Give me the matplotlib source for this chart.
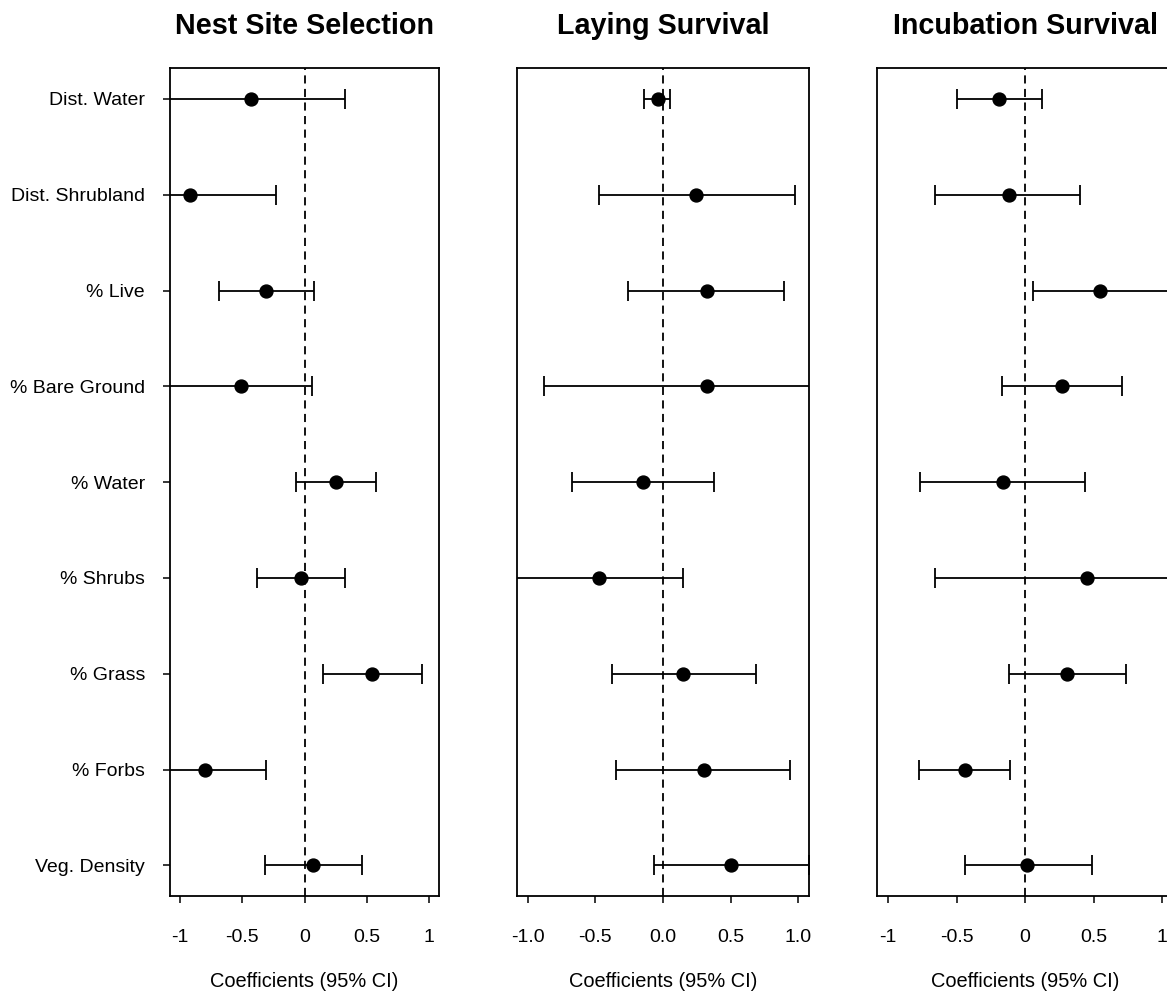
import matplotlib
matplotlib.use("Agg")
import matplotlib.pyplot as plt

plt.rcParams['font.family'] = ['Liberation Sans', 'DejaVu Sans']

categories = ["Dist. Water", "Dist. Shrubland", "% Live", "% Bare Ground",
              "% Water", "% Shrubs", "% Grass", "% Forbs", "Veg. Density"]

titles = ["Nest Site Selection", "Laying Survival", "Incubation Survival"]

nest_est = [-0.43, -0.92, -0.31, -0.51, 0.25, -0.03, 0.54, -0.80, 0.07]
nest_lo = [-1.18, -1.61, -0.69, -1.09, -0.07, -0.38, 0.15, -1.28, -0.32]
nest_hi = [0.32, -0.23, 0.075, 0.06, 0.57, 0.32, 0.945, -0.31, 0.46]

lay_est = [-0.04, 0.24, 0.325, 0.325, -0.15, -0.47, 0.15, 0.30, 0.50]
lay_lo = [-0.14, -0.47, -0.255, -0.88, -0.675, -1.10, -0.38, -0.35, -0.07]
lay_hi = [0.05, 0.975, 0.89, 1.53, 0.38, 0.15, 0.69, 0.935, 1.075]

inc_est = [-0.19, -0.12, 0.55, 0.27, -0.165, 0.455, 0.305, -0.44, 0.015]
inc_lo = [-0.495, -0.655, 0.055, -0.17, -0.765, -0.655, -0.115, -0.775, -0.44]
inc_hi = [0.12, 0.40, 1.05, 0.71, 0.435, 1.56, 0.74, -0.11, 0.485]

xticks = [-1, -0.5, 0, 0.5, 1]
xtick_labels = [["-1", "-0.5", "0", "0.5", "1"],
                ["-1.0", "-0.5", "0.0", "0.5", "1.0"],
                ["-1", "-0.5", "0", "0.5", "1"]]

W, H = 1167, 993
fig = plt.figure(figsize=(W / 100, H / 100), dpi=100)

panel_px = [(170, 439.3), (516.7, 809.3), (877.3, 1173)]
top_px, bot_px = 68.3, 896

series = [(nest_est, nest_lo, nest_hi), (lay_est, lay_lo, lay_hi), (inc_est, inc_lo, inc_hi)]
ypos = list(range(1, len(categories) + 1))

for i, ((l, r), (est, lo, hi)) in enumerate(zip(panel_px, series)):
    ax = fig.add_axes([l / W, 1 - bot_px / H, (r - l) / W, (bot_px - top_px) / H])
    xerr = [[e - a for e, a in zip(est, lo)], [b - e for e, b in zip(est, hi)]]
    ax.axvline(0, color='black', lw=1.3, ls=(0, (4.5, 3)), zorder=1)
    ax.errorbar(est, ypos, xerr=xerr, fmt='o', color='black', ms=9.3,
                elinewidth=1.3, capsize=7, capthick=1.3, zorder=3)
    ax.set_xlim(-1.08, 1.08)
    ax.set_ylim(len(categories) + 0.32, 1 - 0.32)
    ax.set_xticks(xticks)
    ax.set_xticklabels(xtick_labels[i], fontsize=14)
    ax.tick_params(axis='x', length=5, width=1.1, pad=18.5, direction='out')
    if i == 0:
        ax.set_yticks(ypos)
        ax.set_yticklabels(categories, fontsize=14)
        ax.tick_params(axis='y', length=5, width=1.1, pad=13, direction='out')
    else:
        ax.set_yticks([])
    for s in ax.spines.values():
        s.set_linewidth(1.3)
    ax.set_xlabel("Coefficients (95% CI)", fontsize=14.4, labelpad=19)
    ax.set_title(titles[i], fontsize=20.7, fontweight='bold', pad=24.5)

fig.savefig("out.png", dpi=100)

• What you will do:
Pictures are excluded; extract exactly the lines from the start of the data through the line that holds "0.945, -0.31, 0.46]", both ends included.

• Answer for the task:
Give me the matplotlib source for this chart.
import matplotlib
matplotlib.use("Agg")
import matplotlib.pyplot as plt

plt.rcParams['font.family'] = ['Liberation Sans', 'DejaVu Sans']

categories = ["Dist. Water", "Dist. Shrubland", "% Live", "% Bare Ground",
              "% Water", "% Shrubs", "% Grass", "% Forbs", "Veg. Density"]

titles = ["Nest Site Selection", "Laying Survival", "Incubation Survival"]

nest_est = [-0.43, -0.92, -0.31, -0.51, 0.25, -0.03, 0.54, -0.80, 0.07]
nest_lo = [-1.18, -1.61, -0.69, -1.09, -0.07, -0.38, 0.15, -1.28, -0.32]
nest_hi = [0.32, -0.23, 0.075, 0.06, 0.57, 0.32, 0.945, -0.31, 0.46]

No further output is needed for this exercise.